What does it mean for districts to be 'data-driven,' anyway?
- Despite the ongoing discussion around the benefits of "data-driven" instruction, there remains a disconnect as to what that means and how to go about accomplishing it, according to an eSchool News article by IO Education's Peter Bencivenga and Amy Jackson.
- The duo write that becoming data-driven requires a significant amount of careful thought and planning to get started and to maintain this direction.
- A successful data-driven approach requires data to be accessible and presented in more than a static report, with "whole student" data located in one place and the fostering of a "data culture" across all departments.

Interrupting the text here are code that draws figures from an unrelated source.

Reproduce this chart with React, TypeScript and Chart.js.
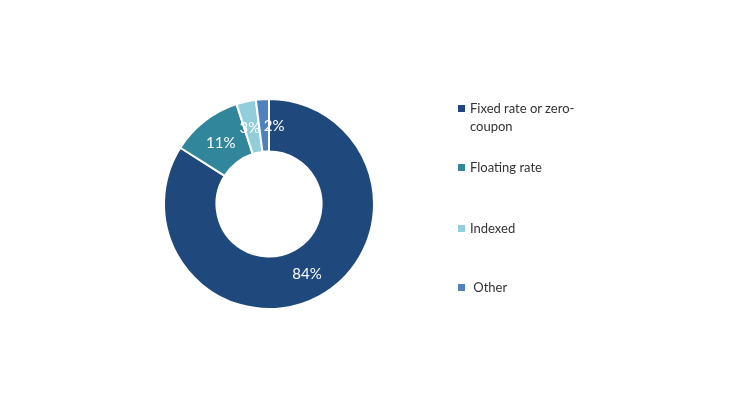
import React, { useEffect, useRef } from 'react';
import Chart from 'chart.js/auto';

const categories = ['Fixed rate or zero-\ncoupon', 'Floating rate', 'Indexed', ' Other'];
const shares = [84, 11, 3, 2];
const colors = ['#1f497d', '#31869b', '#92cddc', '#4f81bd'];
// small nudges for crowded labels (px)
const labelNudgeX = [0, 0, -2, 10];
const legendTops = [99, 158, 219, 278];

const labelPlugin = {
  id: 'sliceLabels',
  afterDatasetsDraw(chart: any) {
    const ctx = chart.ctx;
    const meta = chart.getDatasetMeta(0);
    ctx.save();
    ctx.font = '15px Lato, "Open Sans", sans-serif';
    ctx.fillStyle = '#ffffff';
    ctx.textAlign = 'center';
    ctx.textBaseline = 'middle';
    meta.data.forEach((arc: any, i: number) => {
      const p = arc.tooltipPosition();
      ctx.fillText(shares[i] + '%', p.x + labelNudgeX[i], p.y + 1);
    });
    ctx.restore();
  },
};

export default function App() {
  const canvasRef = useRef<HTMLCanvasElement>(null);
  const chartRef = useRef<Chart | null>(null);

  useEffect(() => {
    if (!canvasRef.current) return;
    if (chartRef.current) chartRef.current.destroy();
    const ctx = canvasRef.current.getContext('2d');
    if (!ctx) return;

    chartRef.current = new Chart(ctx, {
      type: 'doughnut',
      data: {
        labels: categories,
        datasets: [
          {
            data: shares,
            backgroundColor: colors,
            borderColor: '#ffffff',
            borderWidth: 2,
          },
        ],
      },
      options: {
        responsive: false,
        animation: false,
        cutout: '50%',
        layout: { padding: { left: 163, right: 355, top: 98, bottom: 100 } },
        plugins: {
          legend: { display: false },
          tooltip: { enabled: false },
        },
      },
      plugins: [labelPlugin],
    });

    return () => {
      if (chartRef.current) {
        chartRef.current.destroy();
        chartRef.current = null;
      }
    };
  }, []);

  return (
    <div
      style={{
        position: 'fixed',
        left: 0,
        top: 0,
        width: 730,
        height: 410,
        background: '#ffffff',
        fontFamily: 'Lato, "Open Sans", sans-serif',
      }}
    >
      <canvas ref={canvasRef} width={730} height={410} />
      {categories.map((c, i) => (
        <div
          key={c}
          style={{
            position: 'absolute',
            left: 458,
            top: legendTops[i],
            display: 'flex',
            alignItems: 'flex-start',
            fontSize: 13,
            lineHeight: '18px',
            color: '#333333',
          }}
        >
          <span
            style={{
              width: 7,
              height: 7,
              background: colors[i],
              marginTop: 6,
              marginRight: 5,
              flexShrink: 0,
            }}
          />
          <span style={{ whiteSpace: 'pre' }}>{c}</span>
        </div>
      ))}
    </div>
  );
}
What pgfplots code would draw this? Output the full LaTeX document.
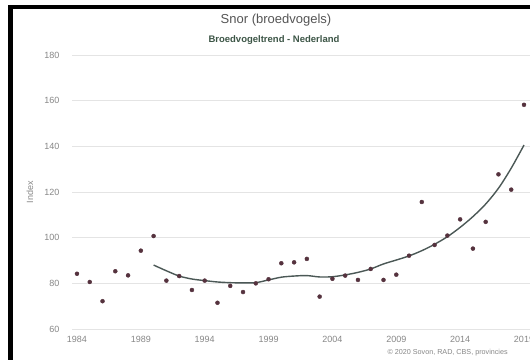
\documentclass[border=0pt]{standalone}
\usepackage{pgfplots}
\pgfplotsset{compat=1.18}
\usepackage{fontspec}
\setmainfont{Liberation Sans}
\definecolor{dotc}{RGB}{85,50,62}
\definecolor{trendc}{RGB}{75,88,86}
\definecolor{gridc}{RGB}{228,228,228}
\definecolor{labc}{RGB}{135,135,135}
\definecolor{titlec}{RGB}{85,85,85}
\definecolor{subc}{RGB}{60,85,70}
\begin{document}
\begin{tikzpicture}[x=1pt,y=1pt]
\path[use as bounding box] (0,0) rectangle (530,360);
\fill[white] (0,0) rectangle (530,360);
\fill[black] (8,0) rectangle (12.5,355.5);
\fill[black] (8,351) rectangle (530,355.5);
\node[text=titlec,font=\fontsize{13}{15}\selectfont] at (276,340) {Snor (broedvogels)};
\node[text=subc,font=\fontsize{9.5}{11}\selectfont\bfseries] at (274,320) {Broedvogeltrend - Nederland};
\node[text=labc,rotate=90,font=\fontsize{9}{10}\selectfont] at (30,168) {Index};
\node[text=labc,anchor=west,font=\fontsize{7.2}{8}\selectfont] at (384,7) {© 2020 Sovon, RAD, CBS, provincies};
\begin{axis}[
  at={(72pt,30.7pt)}, anchor=south west,
  scale only axis, width=458pt, height=274.3pt,
  xmin=1983.61, xmax=2019.47, ymin=60, ymax=180,
  ytick={60,80,...,180}, xtick={1984,1989,...,2019},
  axis line style={draw=none},
  major tick length=0pt,
  ymajorgrids, grid style={gridc, line width=0.8pt},
  x tick label style={/pgf/number format/1000 sep={}, text=labc, font=\fontsize{9}{10}\selectfont, yshift=-3pt},
  y tick label style={text=labc, font=\fontsize{9}{10}\selectfont, xshift=-9pt},
  /pgf/number format/assume math mode=true,
  clip=false,
]
\addplot[only marks, mark=*, mark size=2pt, mark options={fill=dotc, draw=dotc}] coordinates {
(1984,84.3) (1985,80.7) (1986,72.3) (1987,85.4) (1988,83.6) (1989,94.4)
(1990,100.8) (1991,81.3) (1992,83.3) (1993,77.2) (1994,81.3) (1995,71.6)
(1996,79.0) (1997,76.3) (1998,80.1) (1999,81.9) (2000,88.9) (2001,89.3)
(2002,90.8) (2003,74.3) (2004,82.1) (2005,83.5) (2006,81.6) (2007,86.4)
(2008,81.6) (2009,83.9) (2010,92.2) (2011,115.7) (2012,96.9) (2013,101.0)
(2014,108.1) (2015,95.3) (2016,107.0) (2017,127.8) (2018,121.1) (2019,158.2)
};
\addplot[trendc, line width=1.4pt, smooth, tension=0.5] coordinates {
(1990,88.1) (1991,85.6) (1992,83.3) (1993,82.0) (1994,81.3) (1995,80.7)
(1996,80.4) (1997,80.3) (1998,80.4) (1999,81.6) (2000,82.8) (2001,83.3)
(2002,83.5) (2003,82.9) (2004,83.0) (2005,83.8) (2006,84.9) (2007,86.4)
(2008,88.6) (2009,90.3) (2010,92.1) (2011,94.4) (2012,97.2) (2013,100.5)
(2014,104.6) (2015,109.3) (2016,114.8) (2017,121.7) (2018,130.5) (2019,140.6)
};
\end{axis}
\end{tikzpicture}
\end{document}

As data analytics have become more prominent in schools and districts over the past decade, so too has the idea of "data-driven" decision-making and instruction. While these practices can be beneficial, administrators and classroom teachers must also remain cognizant that data can't show them everything going on with a student as a human being. Weighing that information is as critical as ever.
Data are also helpful if they are easy to access and use. As a result, a call for greater data interoperability has risen in the past year. Simply put, if educators are still having to gather data from multiple siloed platforms and crunch the numbers themselves for useful analyses, was the promise of saved instructional time that were sold really being delivered? And can that data truly be put to use at the "right time," as it needs to be in order to maximize its effectiveness? To make the most of a data-driven approach, districts must, as Bencivenga and Jackson write, demand that "whole child" data be accessible in a single location, making that as much a priority as privacy and security to deliver the most benefit to students.